Warner hit him for two big sixes. Travis Head and Marnus Labuschagne basically scored at two runs a ball against him. His wicket came from some good bounce but mostly because Labuschagne was showing him the same amount of respect he would a fourth-change club bowler.
Fans and the media suggested Leach bowled too flat, tossed up, aggressive, and straight. The truth is, he bowled too much.
Moeen Ali probably should have been England's spinner here if he was still playing. Bess would have been a decent back-up with so many left-handers on display.
England's treatment of Leach's health has been admirable. They used to select him when everything was in his favour which helped him. If there was any problem with this, it was that they never let him develop other skills by using him only when it suited. Or let him play that much at all. In 2020 he didn't get a Test. This year he didn't play during the home summer. Hard to go from targeting a team of right-handers on ragging Indian wickets to a team of lefties on a spinner's graveyard with no Tests in between.

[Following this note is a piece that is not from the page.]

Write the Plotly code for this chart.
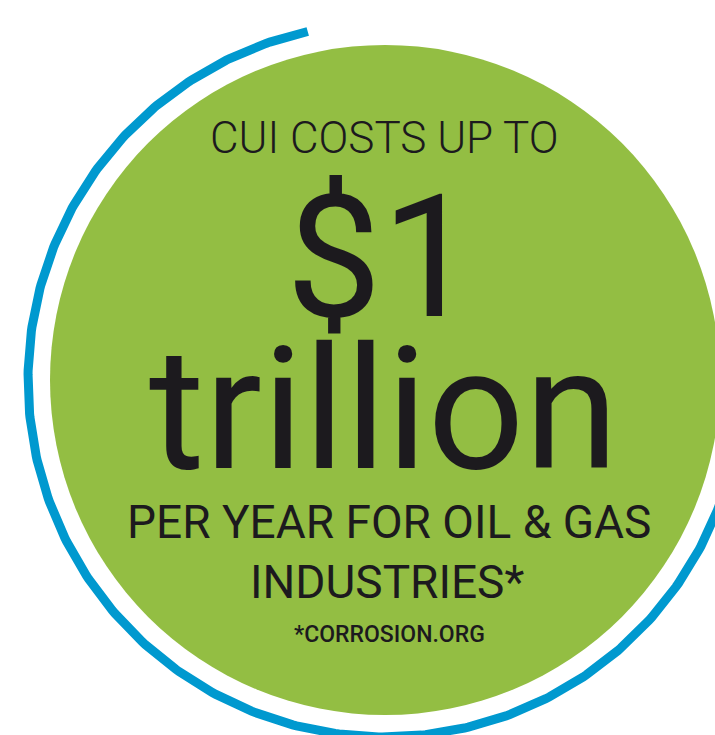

England are known to be meticulous with their planning for major series and tournaments. And then they turned up at the Gabba with a bowler absolutely not suited to the job in so many obvious ways.
On the third day, England gave him the ball when they had run out of options. Of course, that is part of why he was in the team in the first place.
Australia went after Jack Leach, but England's treatment was worse.